Virus

On attendait la variole ou l'anthrax, mais pas le SRAS, syndrome respiratoire aigu sévère. Bombes à Bagdad, masques à Hongkong et Pékin. Dans ce tourbillon général, le vieux Castro en profite pour faire exécuter quelques prisonniers qui voulaient sans doute, selon les mots de l'inénarrable Poutine, « exporter la révolution capitaliste et démocratique ». L'exportation virale est plus subtile, étonnez-vous si elle est chinoise et transite par le Canada. L'Asie vous coupe le souffle, le nouveau virus est évolutif, s'insinue partout, mute, voyage, tourne autour de vous. Ophélie, ma libraire, ne veut plus recevoir de clients chinois. Je lui conseille, sans succès, la lecture du Huai-nan zi, deuxième volume des Philosophes taoïstes qui vient de paraître en Pléiade60. C'est pourtant lumineux : « Il aime à fermer les yeux dans la grande nuit et à s'éveiller pour regarder dans la maison de l'éclatante lueur.

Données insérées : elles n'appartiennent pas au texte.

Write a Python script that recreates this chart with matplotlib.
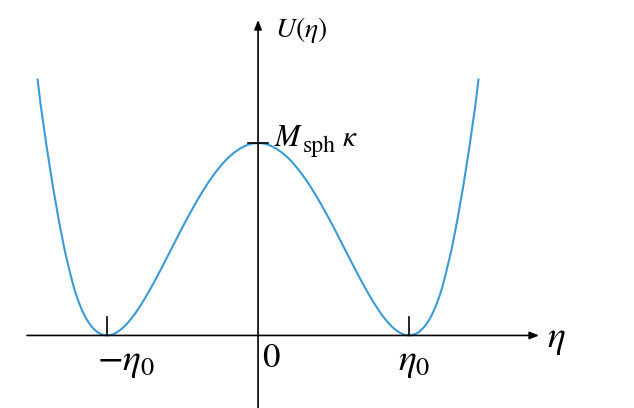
import matplotlib
matplotlib.use("Agg")
import matplotlib.pyplot as plt

plt.rcParams["mathtext.fontset"] = "stix"
plt.rcParams["font.family"] = "STIXGeneral"

# left half of the double well
# (eta in units of eta_0, U in units of M_sph kappa)
eta_left = [-1.46, -1.44, -1.42, -1.40, -1.38, -1.36, -1.34, -1.32, -1.30, -1.28,
            -1.26, -1.24, -1.22, -1.20, -1.18, -1.16, -1.14, -1.12, -1.10, -1.08,
            -1.06, -1.04, -1.02, -1.00, -0.98, -0.96, -0.94, -0.92, -0.90, -0.88,
            -0.86, -0.84, -0.82, -0.80, -0.77, -0.74, -0.71, -0.68, -0.65, -0.62,
            -0.59, -0.56, -0.53, -0.50, -0.47, -0.44, -0.41, -0.38, -0.35, -0.32,
            -0.29, -0.26, -0.23, -0.20, -0.16, -0.12, -0.08, -0.04, 0.0]
u_left = [1.33, 1.20, 1.09, 0.98, 0.88, 0.78, 0.69, 0.60, 0.52, 0.44,
          0.375, 0.31, 0.25, 0.20, 0.158, 0.121, 0.090, 0.065, 0.044, 0.028,
          0.015, 0.007, 0.002, 0.0, 0.002, 0.006, 0.014, 0.024, 0.036, 0.051,
          0.068, 0.087, 0.107, 0.130, 0.166, 0.205, 0.246, 0.289, 0.334, 0.379,
          0.425, 0.471, 0.517, 0.563, 0.607, 0.650, 0.692, 0.732, 0.770, 0.806,
          0.839, 0.869, 0.897, 0.922, 0.949, 0.971, 0.987, 0.997, 1.0]

# the right half is the mirror image
eta = eta_left + [-e for e in eta_left[-2::-1]]
u = u_left + u_left[-2::-1]

tick_eta = [-1.0, 1.0]

fig = plt.figure(figsize=(6.34, 4.08), dpi=100)
ax = fig.add_axes([0, 0, 1, 1])
ax.set_xlim(-1.709, 2.490)
ax.set_ylim(-0.377, 1.743)
ax.axis("off")

arrow = dict(arrowstyle="-|>,head_length=0.55,head_width=0.22", lw=1.2,
             color="black", shrinkA=0, shrinkB=0)
ax.annotate("", xy=(1.861, 0), xytext=(-1.530, 0), arrowprops=arrow)
ax.annotate("", xy=(0, 1.639), xytext=(0, -0.377), arrowprops=arrow)

ax.plot(eta, u, color="#3a9bd6", lw=1.5)

# small ticks at the minima and the barrier top
for e in tick_eta:
    ax.plot([e, e], [0, 0.096], color="black", lw=1.2)
ax.plot([-0.066, 0.066], [1.0, 1.0], color="black", lw=1.2)

ax.text(-0.874, -0.179, r"$-\eta_0$", fontsize=27, ha="center", va="baseline")
ax.text(1.033, -0.179, r"$\eta_0$", fontsize=27, ha="center", va="baseline")
ax.text(0.086, -0.164, r"$0$", fontsize=25, ha="center", va="baseline")
ax.text(1.914, -0.06, r"$\eta$", fontsize=27, ha="left", va="baseline")
ax.text(0.113, 1.552, r"$U(\eta)$", fontsize=20, ha="left", va="baseline")

# M_sph kappa, built from pieces so the subscript keeps its size
ax.text(0.108, 0.984, r"$M$", fontsize=22, ha="left", va="baseline")
ax.text(0.295, 0.953, "sph", fontsize=17, ha="left", va="baseline")
ax.text(0.555, 0.984, r"$\kappa$", fontsize=21, ha="left", va="baseline")

fig.savefig("out.png", dpi=100)
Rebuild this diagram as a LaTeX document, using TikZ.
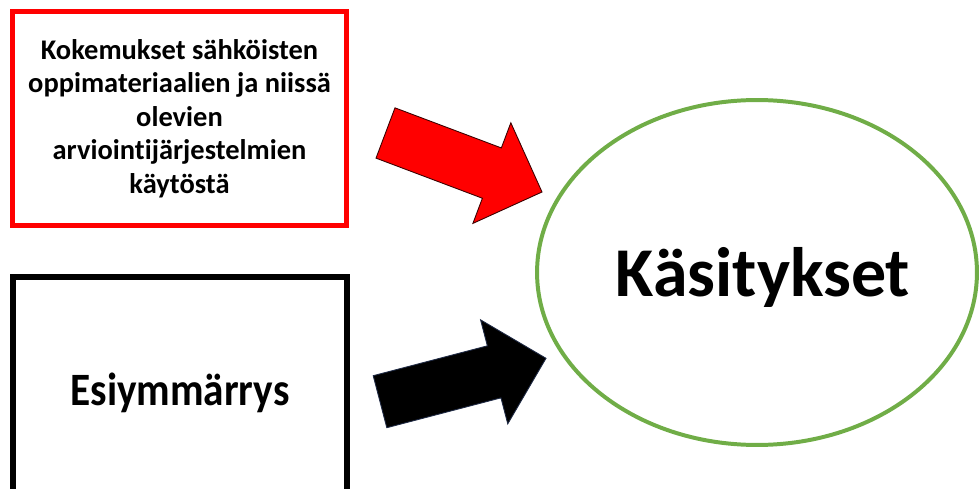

Il se repose et respire dans un lieu sans contours, vague, et se divertit dans la campagne de l'informel. Il habite un endroit sans aspect, il réside dans le sans-lieu. Il se meut dans le sans-forme, se tient en repos dans l'incorporel. Il existe comme s'il n'existait pas, vit comme s'il était mort, sort du sans-intervalle et y pénètre. […] Le commencement et la fin des choses sont, pour lui, comme un anneau dont nul ne peut saisir l'extrémité. » Cause toujours, me dit le visage fermé d'Ophélie. Je sens que je n'arrange pas mon cas en lui achetant Le Gai Savoir de Nietzsche. Ophélie déteste Nietzsche. Elle ne l'a pas lu, mais c'est comme ça.